Zutendaal Air Base's origins date to March 1917 when it was originally constructed by the German Army Air Corps as "Flieger Schießschule". It was established for observers destined for artillery units. Near this airfield, the Germans selected a large heath area (between Houthalen, Genk, As, Peer and Opglabbeek) where they installed a firing range.

After World War I, the name of the airfield was changed to Asch and it became the Flying School of the Belgian Military Aviation, later in March 1920 it was called Aéronautique Militaire. Situated 2 km SW of the town center of As, this school had a large 1100 by 800 metres grass airfield at its disposal and several metal hangars and brick support buildings. After the Flying School was abandoned in 1924, the airfield was closed to make room for the proposed construction of a canal, and moved to Wevelgem, the field gradually became a dense wooded area.

WW2

In November 1944 a new airfield near the World War I aerodrome was constructed by the United States Army Air Forces IX Engineer Command, 852nd and 846th Engineer Aviation Battalions. It became known as Advanced Landing Ground "Y-29". In addition, tents were erected for billeting and also for support facilities. An access road was built to the existing road infrastructure. A dump was created for supplies, ammunition, and gasoline drums, along with drinkable water and a minimal electrical grid for communications and station lighting was installed.

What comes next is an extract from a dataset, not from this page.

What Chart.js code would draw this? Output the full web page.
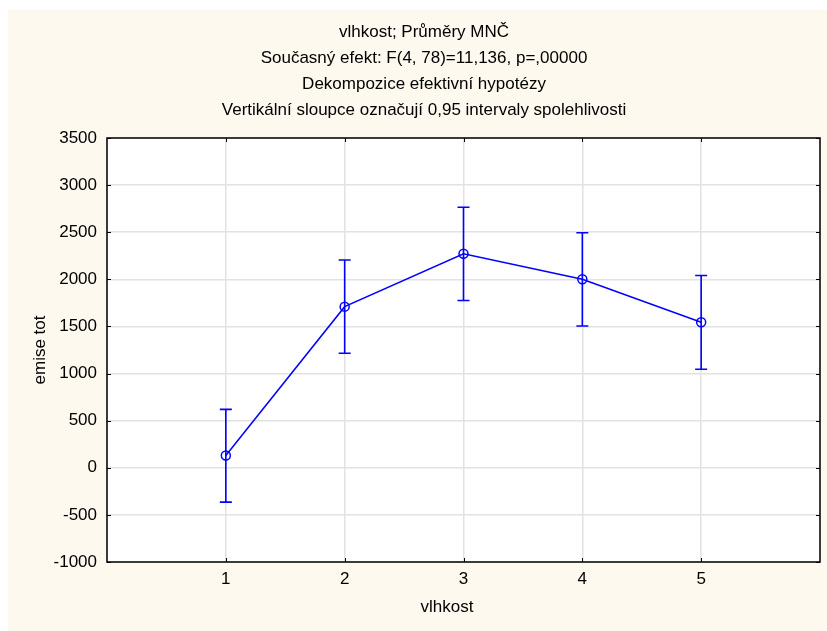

Asch was home to North American P-51 Mustangs of the 352nd Fighter Group, Eighth Air Force (which included the 328th Fighter Squadron, led by George Preddy) and P-47 Thunderbolts from 366th Fighter Group, Ninth Air Force, from 19 November 1944 – 11 April 1945. The 406th Fighter Group, also flew from the airfield in P-47s from 8 February – 15 April 1945. The fighter planes flew support missions, patrolling roads in front of the beachhead. Main activities where strafing German military vehicles and dropping bombs on gun emplacements, anti-aircraft artillery and concentrations of German troops when spotted.

On January 1, 1945, Asch airfield was the site of a major aerial battle during the Luftwaffe's Operation Bodenplatte. The FW-190's and Bf-109's of JG-11 arrived at Asch just as the 487th FS of the 352nd FG were rolling down the runway, the following battle came to be known as the Legend of Y-29 and encapsulated the failure of Operation Bodenplatte as a whole. The pilots of the 487th Fighter Squadron who took off did so under fire and in the face of overwhelming odds. The 487th scored 23 kills while suffering only 2 damaged aircraft in the face of 3:1 odds. For their performance the 487th received the only Distinguished Unit Citation given to a fighter squadron in the European theater.

When the fighter units moved out, the 391st Bombardment Group flew B-26 Marauder medium bombers from the airfield until 27 May 1945. With the end of the war in Europe, the airfield was closed on 20 June 1945.